In any case, Baldwin depicts these currents in the world that blacks occupy in the US. Churches in Harlem preach punishment of whites. They hide the bitterness and hatred they feel towards Jews and white Gentiles. Given their shared experience of oppression, blacks and Jews he points out should be common allies against whites in the US. But there is too much distrust. Fueled by whites perhaps?
His depiction of his father mirrors the depiction of him in his semi-autobiographical novel Go Tell It on the Mountain. Baldwin reveals some of his own bitterness and hatred too. One cannot blame him and again I was left wondering if my relations with blacks are as free from similar feelings as I naively assume they are. As usual, Baldwin shares gems of his own reflections. “I imagine that one of the reasons people cling to their hates so stubbornly is because they sense, once hate is gone, that they will be forced to deal with pain.” (page 101).

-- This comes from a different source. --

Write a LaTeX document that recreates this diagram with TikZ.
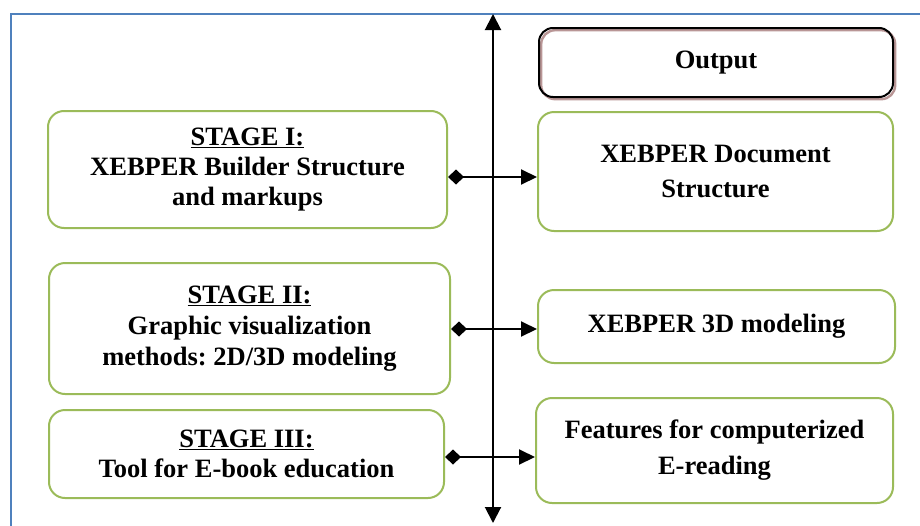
\documentclass[tikz,border=0pt]{standalone}
\usepackage{fontspec}
\setmainfont{Liberation Serif}
\usetikzlibrary{arrows.meta}
\definecolor{frameblue}{RGB}{79,129,189}
\definecolor{boxgreen}{RGB}{155,187,89}
\definecolor{shadowpink}{RGB}{185,150,150}
\tikzset{
  stagebox/.style={draw=boxgreen, line width=2pt, rounded corners=16pt, align=center,
    inner sep=0pt, font=\bfseries\fontsize{26.5}{30}\selectfont\frenchspacing},
  outbox/.style={draw=black, line width=2pt, rounded corners=14pt, align=center,
    inner sep=0pt, font=\bfseries\fontsize{26.5}{30}\selectfont,
    preaction={draw=shadowpink, line width=2.4pt, transform canvas={xshift=2.2pt,yshift=-2.2pt}}},
  link/.style={line width=2pt, {Diamond[length=16pt,width=15pt]}-{Triangle[length=16pt,width=15pt]}},
  axis/.style={line width=2pt, {Triangle[length=16pt,width=16pt]}-{Triangle[length=16pt,width=16pt]}}
}
\begin{document}
\begin{tikzpicture}[x=1pt,y=-1pt]
    \useasboundingbox (0,0) rectangle (920,525);
    % frame
    \draw[frameblue, line width=2.4pt] (11,530) -- (11,14) -- (925,14);
    % stages
    \node[stagebox, minimum width=399pt, minimum height=117pt] (st1) at (247.5,169.5)
      {\underline{STAGE I:}\\ XEBPER Builder Structure\\ and markups};
    \node[stagebox, minimum width=401pt, minimum height=131pt] (st2) at (249.5,328.5)
      {\underline{STAGE II:}\\[1pt] Graphic visualization\\[1pt] methods: 2D/3D modeling};
    \node[stagebox, minimum width=395pt, minimum height=88pt] (st3) at (246.5,454)
      {\underline{STAGE III:}\\ Tool for E-book education};
    % outputs
    \node[outbox, minimum width=354pt, minimum height=69pt] (out) at (716,62.5) {Output};
    \node[stagebox, minimum width=355pt, minimum height=119pt] (doc) at (715.5,171.5)
      {XEBPER Document\\[5pt] Structure};
    \node[stagebox, minimum width=357pt, minimum height=73pt] (model) at (716.5,326.5)
      {XEBPER 3D modeling};
    \node[stagebox, minimum width=357pt, minimum height=105pt] (feat) at (714.5,450.5)
      {Features for computerized\\[6pt] E-reading};
    % axis
    \coordinate (top) at (493,14);
    \coordinate (bot) at (493,523);
    \draw[axis] (bot) -- (top);
    % connectors
    \coordinate (r1) at (493,177);
    \coordinate (r2) at (493,329);
    \coordinate (r3) at (493,457);
    \draw[link] (st1.east |- r1) -- (doc.west |- r1);
    \draw[link] (st2.east |- r2) -- (model.west |- r2);
    \draw[link] (st3.east |- r3) -- (feat.west |- r3);
  \end{tikzpicture}
\end{document}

In 1948, Baldwin left the US for Europe, only to return when the civil rights movement became too heated or painful to view from afar. He discusses the black musicians and entertainers who graced Paris and the flux of GIs studying in Paris after the war. (I found the latter fascinating given a recent book I read; at least in the US, the GI Bill, which helped so many WWII veterans gain an education, was often closed to black veterans and yet Baldwin points to black GI using the bill to study in France.)
His last two essays are the ones that spoke to me the most, perhaps because they were descriptions of his personal experience living in Europe. The last spoke to me because of my own time living abroad. I could relate to some of what he experienced as a person of a particular race in a sea of Others. In my case, it was as a white person in a sea of Asians.
He recounts a harrowing experience of being arrested, imprisoned, and on trial in a country whose customs and language he didn’t really know. He escapes the limbo he is in through the largesse of a fellow inmate gaining his release and seeking out an American lawyer in Paris that Baldwin knew. Baldwin left the US to be free from the horror of being black in the US but it ultimately found him in Paris. When he finally attained a trial and was able to explain what happened, he was quickly released but not before the courtyard erupted in laughter over his plight. The laughter was the same sort of laughter that he thought he left behind in the US—the laughter at the plight of African Americans. “This laughter is the laughter of those who consider themselves to be at a safe remove from all the wretched, for whom the pain of the living is not real.” (page 158). I winced at the realization he had.
His last essay described his experiences in a remote Swiss village, a village so remote that it hadn’t seen a black person before. Some of his experiences I could not directly relate to, such as the tradition that the villagers “bought” Africans to convert them. (I assume this was the practice of donating money to send missionaries to Africa to save souls.) Or the common ways children referred to him, innocent enough in this context but that resonated with the racist context of slurs in the US.
Notes of a Native Son collects Baldwin’s essays on race in the US and its reverberations in Europe. Although a slim volume, the book packs many punches and provides commentary on American society, white supremacy, and its continued oppression of blacks through their depiction and characterization by whites and adoption by blacks. Sadly, Baldwin seems to suggest that freedom from other’s views of what it means to be black cannot be escaped by leaving the US.